In a ceremony on Thursday, Patrick Ness was presented with the 2011 CILIP Carnegie Medal for Monsters of Men (Walker Books), the final volume of his Chaos Walking trilogy.

His first two novels, The Knife of Never Letting Go and The Ask and the Answer, were runners-up for the award in 2009 and 2010 – the first time three novels in a trilogy have been shortlisted for the same award.

Excitement over Ness’s writing began with the publication of The Knife of Never Letting Go, his first children’s book. The story of Todd, 13 and fleeing towards adulthood through a desolate dystopia, won both the Guardian Children’s Book Award and the Book Trust Teenage Award.

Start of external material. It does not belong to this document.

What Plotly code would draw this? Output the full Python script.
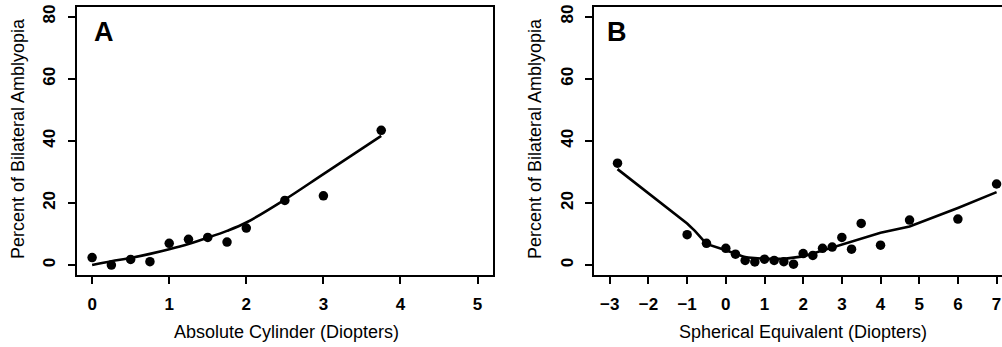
import plotly.graph_objects as go

W, H = 1002, 347

# Panel A data
cyl_x = [0, 0.25, 0.5, 0.75, 1, 1.25, 1.5, 1.75, 2, 2.5, 3, 3.75]
cyl_pct = [2.4, 0.0, 1.8, 1.1, 7.0, 8.3, 8.9, 7.4, 11.9, 20.8, 22.3, 43.4]
cyl_fit = [0.0, 1.2, 2.3, 3.6, 5.1, 6.8, 8.8, 11.0, 13.7, 21.1, 29.3, 41.6]

# Panel B data
se_x = [-2.8, -1, -0.5, 0, 0.25, 0.5, 0.75, 1, 1.25, 1.5, 1.75, 2, 2.25, 2.5, 2.75,
        3, 3.25, 3.5, 4, 4.75, 6, 7]
se_pct = [32.8, 9.8, 7.0, 5.4, 3.5, 1.5, 1.0, 1.9, 1.5, 1.1, 0.3, 3.7, 3.1, 5.4, 5.8,
          8.9, 5.1, 13.4, 6.4, 14.5, 14.8, 26.1]
se_fit_x = [-2.8, -1, -0.8, -0.5, 0, 0.5, 1, 1.5, 2, 2.5, 3, 3.5, 4, 4.75, 6, 7]
se_fit = [30.9, 13.4, 11.0, 6.8, 4.8, 2.5, 2.0, 2.0, 2.8, 4.7, 6.4, 8.4, 10.4, 12.4, 18.4, 23.5]

y_ticks = [0, 20, 40, 60, 80]
a_ticks = [0, 1, 2, 3, 4, 5]
b_ticks = [-3, -2, -1, 0, 1, 2, 3, 4, 5, 6, 7]
b_ticklabels = ["\u22123", "\u22122", "\u22121", "0", "1", "2", "3", "4", "5", "6", "7"]

FONT = "Liberation Sans, Arial, sans-serif"
fig = go.Figure()

mk = dict(color="black", size=9.5)
ln = dict(color="black", width=2.6)
fig.add_trace(go.Scatter(x=cyl_x, y=cyl_pct, mode="markers", marker=mk, xaxis="x", yaxis="y"))
fig.add_trace(go.Scatter(x=cyl_x, y=cyl_fit, mode="lines", line=ln, line_shape="spline", xaxis="x", yaxis="y"))
fig.add_trace(go.Scatter(x=se_x, y=se_pct, mode="markers", marker=mk, xaxis="x2", yaxis="y2", cliponaxis=False))
fig.add_trace(go.Scatter(x=se_fit_x, y=se_fit, mode="lines", line=ln, xaxis="x2", yaxis="y2"))

ydom = [1 - 275 / H, 1 - 6.7 / H]
tickfont = dict(family=FONT, size=17, color="black", weight="bold")
common_x = dict(showgrid=False, zeroline=False, showline=True, linecolor="black", linewidth=2,
                ticks="outside", ticklen=7, tickwidth=2, tickcolor="black", tickfont=tickfont,
                ticklabelstandoff=6, automargin=False)
common_y = dict(common_x, tickangle=-90, tickvals=y_ticks, range=[-3.2, 83.2])

fig.update_layout(
    width=W, height=H, margin=dict(l=0, r=0, t=0, b=0),
    paper_bgcolor="white", plot_bgcolor="white", showlegend=False,
    xaxis=dict(common_x, domain=[76.7 / W, 493 / W], range=[-0.2, 5.2], tickvals=a_ticks,
               mirror=True, anchor="y"),
    yaxis=dict(common_y, domain=ydom, mirror=True, anchor="x"),
    xaxis2=dict(common_x, domain=[594.3 / W, 1.0], range=[-3.4, 7.14], tickvals=b_ticks,
                ticktext=b_ticklabels, mirror=True, anchor="y2"),
    yaxis2=dict(common_y, domain=ydom, mirror=False, anchor="x2"),
)

ann_font = dict(family=FONT, size=18, color="black")
anns = [
    dict(text="Absolute Cylinder (Diopters)", x=286 / W, y=1 - 332 / H),
    dict(text="Spherical Equivalent (Diopters)", x=802.5 / W, y=1 - 332 / H),
    dict(text="Percent of Bilateral Amblyopia", x=18 / W, y=1 - 139 / H, textangle=-90),
    dict(text="Percent of Bilateral Amblyopia", x=535 / W, y=1 - 139 / H, textangle=-90),
]
for a in anns:
    fig.add_annotation(xref="paper", yref="paper", showarrow=False, font=ann_font,
                       xanchor="center", yanchor="middle", **a)
for lab, xc in [("A", 103.5), ("B", 616.5)]:
    fig.add_annotation(text=lab, xref="paper", yref="paper", x=xc / W, y=1 - 32.5 / H,
                       showarrow=False, xanchor="center", yanchor="middle",
                       font=dict(family=FONT, size=27, color="black", weight="bold"))

fig.write_html("out.html", config={"displayModeBar": False},
               post_script="document.body.style.margin='0';document.body.style.overflow='hidden';")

Ferelith Hordon, chair of the 2011 judging panel for the Carnegie Medal, praised Ness for creating a “complex other world, giving himself and the reader great scope to consider big questions about life, love and how we communicate, as well as the horrors of war, and the good and evil that mankind is capable of.”

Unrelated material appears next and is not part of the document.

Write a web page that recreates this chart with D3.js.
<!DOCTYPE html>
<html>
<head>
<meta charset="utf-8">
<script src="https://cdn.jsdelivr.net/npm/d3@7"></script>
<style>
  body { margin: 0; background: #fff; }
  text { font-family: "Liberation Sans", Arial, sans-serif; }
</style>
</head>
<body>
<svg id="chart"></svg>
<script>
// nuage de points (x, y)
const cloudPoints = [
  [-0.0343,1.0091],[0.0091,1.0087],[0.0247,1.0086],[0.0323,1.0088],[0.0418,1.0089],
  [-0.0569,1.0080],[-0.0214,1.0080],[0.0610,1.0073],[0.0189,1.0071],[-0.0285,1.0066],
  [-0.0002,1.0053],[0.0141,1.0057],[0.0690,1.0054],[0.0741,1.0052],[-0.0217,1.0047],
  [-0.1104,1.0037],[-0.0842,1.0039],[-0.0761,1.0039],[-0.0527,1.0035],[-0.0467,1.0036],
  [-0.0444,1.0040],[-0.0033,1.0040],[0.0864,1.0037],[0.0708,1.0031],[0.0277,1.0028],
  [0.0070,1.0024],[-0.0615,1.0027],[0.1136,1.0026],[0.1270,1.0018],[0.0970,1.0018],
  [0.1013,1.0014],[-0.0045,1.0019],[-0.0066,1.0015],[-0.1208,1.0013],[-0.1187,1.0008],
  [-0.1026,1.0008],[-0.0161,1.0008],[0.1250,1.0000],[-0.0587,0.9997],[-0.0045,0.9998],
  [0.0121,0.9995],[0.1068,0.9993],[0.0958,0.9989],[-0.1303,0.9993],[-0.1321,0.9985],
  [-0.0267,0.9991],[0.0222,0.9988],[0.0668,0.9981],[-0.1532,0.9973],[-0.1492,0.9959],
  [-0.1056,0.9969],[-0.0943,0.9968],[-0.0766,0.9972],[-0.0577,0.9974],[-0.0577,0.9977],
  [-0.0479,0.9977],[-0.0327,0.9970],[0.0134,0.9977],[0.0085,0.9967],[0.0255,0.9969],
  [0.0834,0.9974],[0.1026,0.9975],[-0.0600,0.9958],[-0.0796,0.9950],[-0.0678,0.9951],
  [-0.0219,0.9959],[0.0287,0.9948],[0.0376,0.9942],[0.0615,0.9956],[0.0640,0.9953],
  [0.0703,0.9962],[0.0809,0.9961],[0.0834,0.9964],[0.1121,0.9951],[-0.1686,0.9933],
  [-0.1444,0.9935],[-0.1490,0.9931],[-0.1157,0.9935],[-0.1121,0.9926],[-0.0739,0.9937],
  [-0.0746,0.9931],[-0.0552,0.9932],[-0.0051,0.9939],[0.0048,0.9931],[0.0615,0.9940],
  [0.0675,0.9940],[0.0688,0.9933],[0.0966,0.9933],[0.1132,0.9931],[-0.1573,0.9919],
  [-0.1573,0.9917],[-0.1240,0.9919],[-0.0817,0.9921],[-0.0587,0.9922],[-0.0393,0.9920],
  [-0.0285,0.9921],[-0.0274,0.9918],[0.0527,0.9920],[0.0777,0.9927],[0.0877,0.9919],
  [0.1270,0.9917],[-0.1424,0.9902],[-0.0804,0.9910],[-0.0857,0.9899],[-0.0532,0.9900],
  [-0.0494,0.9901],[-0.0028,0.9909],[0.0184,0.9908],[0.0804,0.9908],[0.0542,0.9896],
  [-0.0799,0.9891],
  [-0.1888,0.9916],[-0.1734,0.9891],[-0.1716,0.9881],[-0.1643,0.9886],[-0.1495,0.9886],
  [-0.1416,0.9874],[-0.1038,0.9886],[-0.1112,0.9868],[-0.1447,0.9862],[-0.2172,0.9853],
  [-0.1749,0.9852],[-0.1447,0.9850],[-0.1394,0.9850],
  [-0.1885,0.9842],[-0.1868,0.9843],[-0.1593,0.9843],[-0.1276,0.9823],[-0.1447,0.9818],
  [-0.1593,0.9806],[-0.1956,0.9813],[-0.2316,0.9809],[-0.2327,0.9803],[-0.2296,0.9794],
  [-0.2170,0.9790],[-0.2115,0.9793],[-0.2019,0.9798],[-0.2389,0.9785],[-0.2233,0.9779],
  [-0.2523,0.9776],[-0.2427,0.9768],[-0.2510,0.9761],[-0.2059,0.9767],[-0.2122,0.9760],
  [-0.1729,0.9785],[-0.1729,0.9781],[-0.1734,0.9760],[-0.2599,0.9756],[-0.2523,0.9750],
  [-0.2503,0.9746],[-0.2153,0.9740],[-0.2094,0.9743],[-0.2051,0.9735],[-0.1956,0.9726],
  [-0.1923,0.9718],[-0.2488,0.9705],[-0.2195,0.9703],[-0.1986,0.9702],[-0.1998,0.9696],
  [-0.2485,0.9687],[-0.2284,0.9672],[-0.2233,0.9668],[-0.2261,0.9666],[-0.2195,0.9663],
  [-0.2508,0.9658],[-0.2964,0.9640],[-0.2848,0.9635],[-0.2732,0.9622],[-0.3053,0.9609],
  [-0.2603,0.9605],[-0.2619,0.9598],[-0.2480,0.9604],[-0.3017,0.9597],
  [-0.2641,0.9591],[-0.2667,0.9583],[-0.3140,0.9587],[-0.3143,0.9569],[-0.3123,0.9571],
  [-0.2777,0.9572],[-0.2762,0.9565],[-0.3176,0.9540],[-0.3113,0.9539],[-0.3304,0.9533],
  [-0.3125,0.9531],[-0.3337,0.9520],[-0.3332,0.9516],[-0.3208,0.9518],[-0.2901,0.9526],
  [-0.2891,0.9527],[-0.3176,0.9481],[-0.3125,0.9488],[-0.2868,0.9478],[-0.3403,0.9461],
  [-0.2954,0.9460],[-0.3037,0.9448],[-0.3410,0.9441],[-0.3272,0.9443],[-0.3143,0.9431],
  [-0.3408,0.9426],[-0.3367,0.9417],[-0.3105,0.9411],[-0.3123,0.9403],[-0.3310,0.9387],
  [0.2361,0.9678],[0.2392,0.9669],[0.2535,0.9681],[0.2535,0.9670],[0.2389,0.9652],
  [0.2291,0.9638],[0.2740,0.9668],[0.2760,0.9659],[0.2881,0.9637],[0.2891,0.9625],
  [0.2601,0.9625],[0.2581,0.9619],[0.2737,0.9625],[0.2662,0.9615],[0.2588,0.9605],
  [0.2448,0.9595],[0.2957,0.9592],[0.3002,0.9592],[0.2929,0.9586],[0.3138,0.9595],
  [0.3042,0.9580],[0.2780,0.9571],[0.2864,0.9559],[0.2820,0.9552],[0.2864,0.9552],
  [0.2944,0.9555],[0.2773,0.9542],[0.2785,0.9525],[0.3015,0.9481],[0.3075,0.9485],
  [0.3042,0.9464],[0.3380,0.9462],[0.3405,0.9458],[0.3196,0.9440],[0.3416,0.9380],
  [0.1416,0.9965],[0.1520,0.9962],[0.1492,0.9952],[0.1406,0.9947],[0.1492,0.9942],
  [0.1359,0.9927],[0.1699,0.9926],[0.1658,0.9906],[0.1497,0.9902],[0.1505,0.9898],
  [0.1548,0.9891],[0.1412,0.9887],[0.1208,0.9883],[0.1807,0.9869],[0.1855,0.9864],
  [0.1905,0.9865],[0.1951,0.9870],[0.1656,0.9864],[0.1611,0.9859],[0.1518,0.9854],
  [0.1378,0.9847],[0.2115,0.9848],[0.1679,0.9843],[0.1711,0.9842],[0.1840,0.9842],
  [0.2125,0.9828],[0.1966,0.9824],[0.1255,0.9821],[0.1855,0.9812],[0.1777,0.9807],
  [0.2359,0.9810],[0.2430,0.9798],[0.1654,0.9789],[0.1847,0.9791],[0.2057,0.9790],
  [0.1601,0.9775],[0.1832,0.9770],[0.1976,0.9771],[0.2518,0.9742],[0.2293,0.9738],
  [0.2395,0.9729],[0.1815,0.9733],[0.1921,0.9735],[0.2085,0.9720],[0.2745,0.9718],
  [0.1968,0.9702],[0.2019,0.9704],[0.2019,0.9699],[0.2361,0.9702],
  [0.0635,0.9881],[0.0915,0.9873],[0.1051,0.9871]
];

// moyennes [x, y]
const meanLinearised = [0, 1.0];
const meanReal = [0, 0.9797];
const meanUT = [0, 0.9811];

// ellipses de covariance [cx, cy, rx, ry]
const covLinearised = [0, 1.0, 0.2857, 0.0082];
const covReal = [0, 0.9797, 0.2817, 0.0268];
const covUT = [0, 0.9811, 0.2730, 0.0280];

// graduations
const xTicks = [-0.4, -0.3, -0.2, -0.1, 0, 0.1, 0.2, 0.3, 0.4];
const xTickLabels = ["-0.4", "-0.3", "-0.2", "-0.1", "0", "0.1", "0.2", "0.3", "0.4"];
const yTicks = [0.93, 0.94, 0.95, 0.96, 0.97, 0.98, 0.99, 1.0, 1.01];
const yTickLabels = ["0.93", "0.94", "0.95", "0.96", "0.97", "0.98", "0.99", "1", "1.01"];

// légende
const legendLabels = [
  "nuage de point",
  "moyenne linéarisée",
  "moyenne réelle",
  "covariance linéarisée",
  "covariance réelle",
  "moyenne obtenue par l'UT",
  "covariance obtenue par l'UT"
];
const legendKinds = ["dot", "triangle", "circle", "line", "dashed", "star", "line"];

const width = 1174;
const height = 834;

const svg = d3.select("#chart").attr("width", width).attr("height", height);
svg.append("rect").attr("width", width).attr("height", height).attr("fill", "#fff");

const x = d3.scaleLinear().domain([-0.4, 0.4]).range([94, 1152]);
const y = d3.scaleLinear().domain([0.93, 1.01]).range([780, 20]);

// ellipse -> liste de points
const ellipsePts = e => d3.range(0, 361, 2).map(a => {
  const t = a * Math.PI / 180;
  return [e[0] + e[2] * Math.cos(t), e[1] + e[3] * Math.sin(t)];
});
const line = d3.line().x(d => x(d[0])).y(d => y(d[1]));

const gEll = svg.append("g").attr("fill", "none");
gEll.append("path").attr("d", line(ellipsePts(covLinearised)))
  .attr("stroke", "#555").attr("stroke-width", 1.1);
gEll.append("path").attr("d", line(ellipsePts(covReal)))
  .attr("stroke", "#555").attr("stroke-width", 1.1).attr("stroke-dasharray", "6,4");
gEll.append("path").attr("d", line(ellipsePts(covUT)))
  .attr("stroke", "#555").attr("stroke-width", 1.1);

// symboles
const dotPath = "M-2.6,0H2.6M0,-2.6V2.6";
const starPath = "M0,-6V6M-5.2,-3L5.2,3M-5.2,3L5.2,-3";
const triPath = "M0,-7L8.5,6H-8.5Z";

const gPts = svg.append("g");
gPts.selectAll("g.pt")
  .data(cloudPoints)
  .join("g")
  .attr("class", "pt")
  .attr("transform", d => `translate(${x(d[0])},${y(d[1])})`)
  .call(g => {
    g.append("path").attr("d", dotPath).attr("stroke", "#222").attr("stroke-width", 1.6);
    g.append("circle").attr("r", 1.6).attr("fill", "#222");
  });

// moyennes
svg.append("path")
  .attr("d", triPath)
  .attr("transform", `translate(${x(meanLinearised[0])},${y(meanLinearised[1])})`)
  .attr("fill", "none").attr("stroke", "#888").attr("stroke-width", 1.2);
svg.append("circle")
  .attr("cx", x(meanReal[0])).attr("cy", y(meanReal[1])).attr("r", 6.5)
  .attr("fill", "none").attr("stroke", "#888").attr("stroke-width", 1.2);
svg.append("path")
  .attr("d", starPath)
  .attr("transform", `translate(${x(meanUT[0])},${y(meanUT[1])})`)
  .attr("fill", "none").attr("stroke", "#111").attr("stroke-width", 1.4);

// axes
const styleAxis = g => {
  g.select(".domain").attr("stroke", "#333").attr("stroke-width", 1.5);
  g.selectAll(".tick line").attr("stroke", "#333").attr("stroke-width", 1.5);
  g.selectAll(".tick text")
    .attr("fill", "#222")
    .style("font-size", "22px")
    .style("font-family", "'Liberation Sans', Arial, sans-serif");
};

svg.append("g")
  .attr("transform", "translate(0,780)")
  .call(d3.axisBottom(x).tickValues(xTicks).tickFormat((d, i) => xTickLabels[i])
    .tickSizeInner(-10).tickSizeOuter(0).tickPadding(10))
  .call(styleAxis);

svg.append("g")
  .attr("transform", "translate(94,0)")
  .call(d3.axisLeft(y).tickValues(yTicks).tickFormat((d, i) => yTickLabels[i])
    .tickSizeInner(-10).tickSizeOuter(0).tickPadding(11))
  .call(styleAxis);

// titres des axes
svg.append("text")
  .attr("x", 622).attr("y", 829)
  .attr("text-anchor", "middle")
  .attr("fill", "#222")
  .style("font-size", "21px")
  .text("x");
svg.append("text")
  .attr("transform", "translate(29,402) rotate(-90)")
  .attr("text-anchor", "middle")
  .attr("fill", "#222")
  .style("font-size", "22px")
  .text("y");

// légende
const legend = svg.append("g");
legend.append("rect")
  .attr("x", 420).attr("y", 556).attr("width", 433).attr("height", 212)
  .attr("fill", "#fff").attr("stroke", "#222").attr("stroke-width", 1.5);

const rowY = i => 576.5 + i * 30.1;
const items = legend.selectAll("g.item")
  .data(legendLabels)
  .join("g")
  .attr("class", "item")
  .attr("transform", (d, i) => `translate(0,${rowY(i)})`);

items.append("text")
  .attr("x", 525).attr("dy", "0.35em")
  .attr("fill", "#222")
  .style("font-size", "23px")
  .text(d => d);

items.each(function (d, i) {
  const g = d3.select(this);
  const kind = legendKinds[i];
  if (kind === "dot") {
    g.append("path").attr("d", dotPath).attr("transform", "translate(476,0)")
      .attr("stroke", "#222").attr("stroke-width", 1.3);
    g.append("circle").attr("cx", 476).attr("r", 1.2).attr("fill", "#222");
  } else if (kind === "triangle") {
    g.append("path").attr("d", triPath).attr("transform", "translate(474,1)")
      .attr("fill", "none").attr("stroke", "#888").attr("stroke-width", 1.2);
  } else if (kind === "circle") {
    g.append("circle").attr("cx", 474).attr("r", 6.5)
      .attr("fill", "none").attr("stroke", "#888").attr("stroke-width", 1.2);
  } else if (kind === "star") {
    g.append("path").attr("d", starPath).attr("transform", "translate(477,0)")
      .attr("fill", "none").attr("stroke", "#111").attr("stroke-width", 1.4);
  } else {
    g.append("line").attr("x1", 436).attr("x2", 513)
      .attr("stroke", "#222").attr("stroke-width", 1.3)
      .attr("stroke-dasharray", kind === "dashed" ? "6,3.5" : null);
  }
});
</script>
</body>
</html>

Ness, an American who has lived in the U.K. since 1999, has published two adult novels, and teaches creative writing at the University of Oxford. In his acceptance speech, Ness delivered a "scorching attack" on the British government's current policy on libraries.

At the same ceremony, the 2011 Kate Greenaway Medal was presented to Grahame Baker-Smith for FArTHER (Templar).

Baker-Smith has been illustrating books and album covers for the past 30 years. Recently, he changed his style and evolved a new way of illustrating, which resulted in him being a runner-up for the Greenaway Medal last year, for Leon and the Place Between.